The pattern of signs of $f \left(x\right)$ is $+ + - -$, meaning there is one sign change, and Descartes' rule tells us that there must be one positive root.

The pattern of signs of $f \left(- x\right)$ is $- + + -$. This has two changes, which according to Descartes' rule means that there is either two or no negative roots.

The rational roots theorem says that we can find all the possible rational roots of a polynomial by dividing the factors of the last term with all the factors of the first term (note that you can use both positive and negative).

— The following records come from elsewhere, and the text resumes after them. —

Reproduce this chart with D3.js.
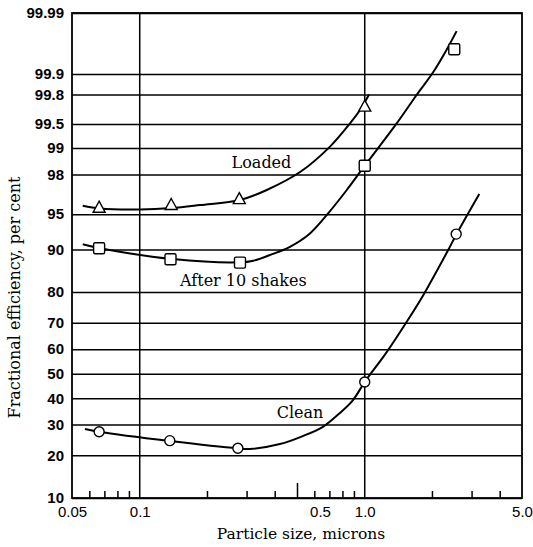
<!DOCTYPE html>
<html><head><meta charset="utf-8">
<script src="https://cdn.jsdelivr.net/npm/d3@7"></script>
<style>body{margin:0;background:#fff}svg{display:block}</style>
</head><body>
<script>
// ---- data ----
const xMajorTicks = [0.05, 0.1, 0.5, 1, 5];
const xTickLabels = ["0.05", "0.1", "0.5", "1.0", "5.0"];
const xMinorTicks = [0.06, 0.07, 0.08, 0.09, 0.2, 0.3, 0.4, 0.6, 0.7, 0.8, 0.9, 2, 3, 4];
const xVerticalGrid = [0.1, 1];
const yTicks = [10, 20, 30, 40, 50, 60, 70, 80, 90, 95, 98, 99, 99.5, 99.8, 99.9, 99.99];
const yTickLabels = ["10","20","30","40","50","60","70","80","90","95","98","99","99.5","99.8","99.9","99.99"];

const sizeLoaded = [0.066, 0.138, 0.277, 1.0];
const loaded = [95.7, 95.95, 96.45, 99.71];
const sizeShaken = [0.066, 0.137, 0.279, 1.0, 2.5];
const shaken = [90.2, 88.1, 87.4, 98.4, 99.959];
const sizeClean = [0.066, 0.136, 0.273, 1.0, 2.55];
const clean = [27.5, 24.5, 22.1, 46.6, 92.5];

const loadedCurveX = [0.0558, 0.0666, 0.1003, 0.1387, 0.1853, 0.279, 0.367, 0.516, 0.701, 0.86, 0.953, 1.045];
const loadedCurveY = [95.83, 95.57, 95.48, 95.62, 95.90, 96.33, 97.09, 98.12, 99.04, 99.507, 99.672, 99.80];
const shakenCurveX = [0.0558, 0.0666, 0.1396, 0.279, 0.32, 0.379, 0.465, 0.571, 0.701, 0.832, 1.0, 1.387, 1.70, 2.02, 2.35, 2.56];
const shakenCurveY = [90.89, 90.20, 88.14, 87.45, 87.80, 88.95, 90.47, 92.6, 95.32, 97.09, 98.40, 99.507, 99.797, 99.9074, 99.9625, 99.9794];
const cleanCurveX = [0.0571, 0.0657, 0.136, 0.272, 0.309, 0.42, 0.53, 0.652, 0.776, 0.887, 1.0, 1.243, 1.537, 1.82, 2.35, 2.56, 3.23];
const cleanCurveY = [28.4, 27.5, 24.4, 22.1, 21.9, 23.4, 26.0, 29.2, 34.3, 39.3, 46.6, 58.4, 70.4, 79.1, 89.9, 92.5, 96.8];

const seriesLabels = ["Loaded", "After 10 shakes", "Clean"];
const labelX = [0.256, 0.151, 0.406];
const labelY = [98.31, 81.8, 32.3];

// ---- layout ----
const W = 533, H = 547;
const L = 72, R = 522, T = 13, B = 498;

function probit(p){
  const a=[-3.969683028665376e+01,2.209460984245205e+02,-2.759285104469687e+02,1.383577518672690e+02,-3.066479806614716e+01,2.506628277459239e+00];
  const b=[-5.447609879822406e+01,1.615858368580409e+02,-1.556989798598866e+02,6.680131188771972e+01,-1.328068155288572e+01];
  const c=[-7.784894002430293e-03,-3.223964580411365e-01,-2.400758277161838e+00,-2.549732539343734e+00,4.374664141464968e+00,2.938163982698783e+00];
  const d=[7.784695709041462e-03,3.224671290700398e-01,2.445134137142996e+00,3.754408661907416e+00];
  const plow=0.02425, phigh=1-plow;
  if(p<plow){const q=Math.sqrt(-2*Math.log(p));return (((((c[0]*q+c[1])*q+c[2])*q+c[3])*q+c[4])*q+c[5])/((((d[0]*q+d[1])*q+d[2])*q+d[3])*q+1);}
  if(p<=phigh){const q=p-0.5,r=q*q;return (((((a[0]*r+a[1])*r+a[2])*r+a[3])*r+a[4])*r+a[5])*q/(((((b[0]*r+b[1])*r+b[2])*r+b[3])*r+b[4])*r+1);}
  const q=Math.sqrt(-2*Math.log(1-p));return -(((((c[0]*q+c[1])*q+c[2])*q+c[3])*q+c[4])*q+c[5])/((((d[0]*q+d[1])*q+d[2])*q+d[3])*q+1);
}

const x = d3.scaleLog().domain([0.05, 5]).range([L, R]);
const zLin = d3.scaleLinear().domain([probit(0.10), probit(0.9999)]).range([B, T]);
function y(p){ return zLin(probit(p / 100)); }
y.domain = () => [10, 99.99];
y.range = () => zLin.range();
y.copy = () => y;

const svg = d3.select("body").append("svg").attr("width", W).attr("height", H)
  .style("font-family", "'Liberation Sans', Arial, sans-serif");

// horizontal grid + y labels
const gy = svg.append("g").attr("transform", `translate(${L},0)`)
  .call(d3.axisLeft(y).tickValues(yTicks)
    .tickFormat((d, i) => yTickLabels[i]).tickSize(-(R - L)).tickPadding(8));
gy.select(".domain").remove();
gy.selectAll(".tick line").attr("stroke", "#000").attr("stroke-width", 1.5);
gy.selectAll(".tick text").attr("fill", "#000").attr("font-size", 15).attr("font-weight", "bold")
  .attr("font-family", "'Liberation Sans', Arial, sans-serif");

// vertical grid
svg.append("g").selectAll("line").data(xVerticalGrid).join("line")
  .attr("x1", d => x(d)).attr("x2", d => x(d)).attr("y1", T).attr("y2", B)
  .attr("stroke", "#000").attr("stroke-width", 1.5);

// minor ticks (inward from bottom)
svg.append("g").selectAll("line").data(xMinorTicks).join("line")
  .attr("x1", d => x(d)).attr("x2", d => x(d)).attr("y1", B).attr("y2", B - 7)
  .attr("stroke", "#000").attr("stroke-width", 1.5);

// major ticks with labels
const gx = svg.append("g").attr("transform", `translate(0,${B})`)
  .call(d3.axisBottom(x).tickValues(xMajorTicks)
    .tickFormat((d, i) => xTickLabels[i]).tickSizeInner(-15).tickSizeOuter(0).tickPadding(0));
gx.select(".domain").remove();
gx.selectAll(".tick line").attr("stroke", "#000").attr("stroke-width", 1.5)
  .attr("display", d => (d === 0.5 ? null : "none"));
gx.selectAll(".tick text").attr("fill", "#000").attr("font-size", 15)
  .attr("font-family", "'Liberation Sans', Arial, sans-serif")
  .attr("y", 19).attr("dy", 0)
  .attr("dx", d => (d === 0.5 ? 23 : 0));

// frame
svg.append("rect").attr("x", L).attr("y", T).attr("width", R - L).attr("height", B - T)
  .attr("fill", "none").attr("stroke", "#000").attr("stroke-width", 1.8);

// curves
const line = d3.line().x(d => x(d[0])).y(d => y(d[1])).curve(d3.curveCatmullRom.alpha(0.5));
const curves = [
  d3.zip(loadedCurveX, loadedCurveY),
  d3.zip(shakenCurveX, shakenCurveY),
  d3.zip(cleanCurveX, cleanCurveY)
];
svg.append("g").selectAll("path").data(curves).join("path")
  .attr("d", line).attr("fill", "none").attr("stroke", "#000").attr("stroke-width", 2);

// markers
const mk = svg.append("g").attr("fill", "#fff").attr("stroke", "#000").attr("stroke-width", 1.4);
mk.selectAll("path.tri").data(d3.zip(sizeLoaded, loaded)).join("path").attr("class", "tri")
  .attr("d", d => { const cx = x(d[0]), cy = y(d[1]); return `M${cx},${cy-6}L${cx+6},${cy+5}L${cx-6},${cy+5}Z`; });
mk.selectAll("rect").data(d3.zip(sizeShaken, shaken)).join("rect")
  .attr("x", d => x(d[0]) - 5.5).attr("y", d => y(d[1]) - 5.5)
  .attr("width", 11).attr("height", 11).attr("rx", 1.5);
mk.selectAll("circle").data(d3.zip(sizeClean, clean)).join("circle")
  .attr("cx", d => x(d[0])).attr("cy", d => y(d[1])).attr("r", 5);

// series labels
svg.append("g").selectAll("text").data(seriesLabels).join("text")
  .attr("x", (d, i) => x(labelX[i])).attr("y", (d, i) => y(labelY[i]))
  .attr("font-family", "'DejaVu Serif', serif").attr("font-size", 16).attr("fill", "#000")
  .text(d => d);

// axis titles
svg.append("text").attr("x", 301).attr("y", 539).attr("text-anchor", "middle")
  .attr("font-family", "'DejaVu Serif', serif").attr("font-size", 15.5).attr("fill", "#000")
  .text("Particle size, microns");
svg.append("text").attr("transform", "translate(20,297.5) rotate(-90)").attr("text-anchor", "middle")
  .attr("font-family", "'DejaVu Serif', serif").attr("font-size", 16).attr("fill", "#000")
  .text("Fractional efficiency, per cent");
</script>
</body></html>
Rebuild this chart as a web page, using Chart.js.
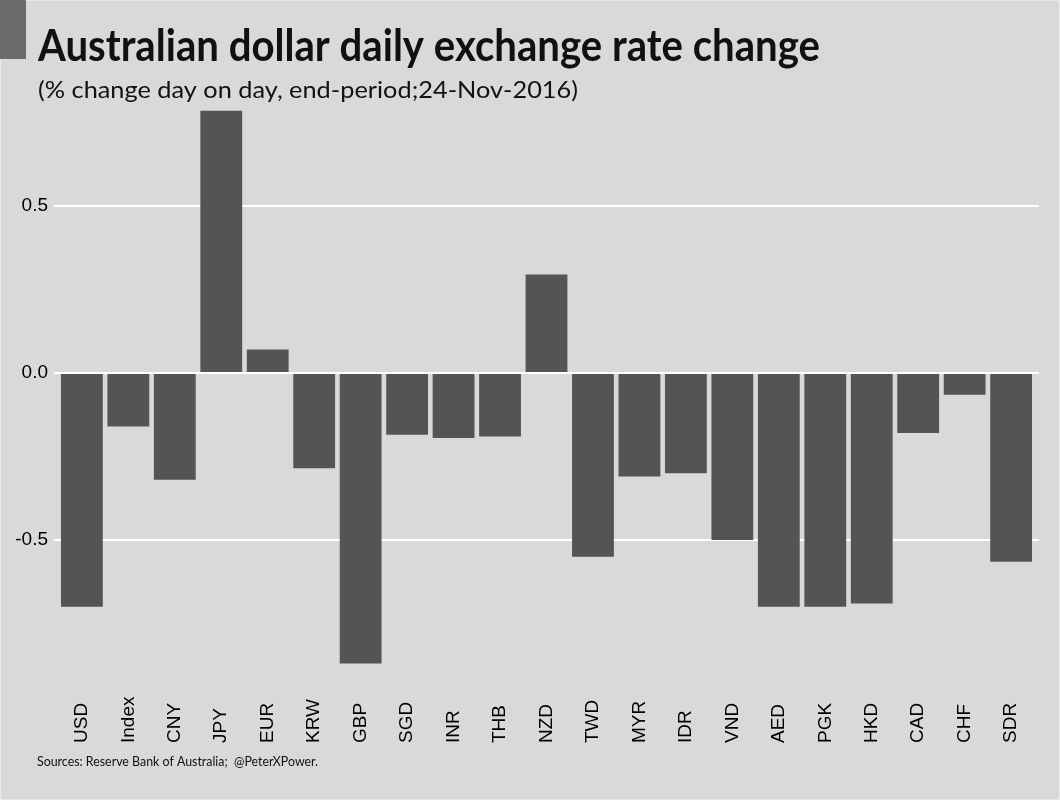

The factors of $10$ are $1 , 2 , 5 , 10$ and the factors of $3$ are $1 , 3$. This means we have the following possible rational roots:
$\pm 1 , \pm 2 , \pm 5 , \pm 10 , \pm \frac{1}{3} , \pm \frac{2}{3} , \pm \frac{5}{3} \pm \frac{10}{3}$

We'll start by trying the positive values, since Descartes' rule told us the polynomial has exactly one positive root. Unfortunately, none of these values are a root, which means that the positive root we know exists is irrational.

Now we'll have to hope that there are two negative roots (we worked out there could either be two or none), and try the negative values. Trying these, we find that $f \left(- 2\right)$ is a root.

This means we can use polynomial long division to factor like so:
$\left(x + 2\right) \left(3 {x}^{2} - 3 x - 5\right)$

To find the remaining negative zero we know exists, we could try all the other negative rational values, but none of them are roots, so the other negative root is irrational. We have to resort to the quadratic formula to obtain the remaining two solutions:
$x = \frac{3 \pm \sqrt{69}}{6}$

Note that one of these is negative and one is positive, verifying our conclusions with Descartes' rule.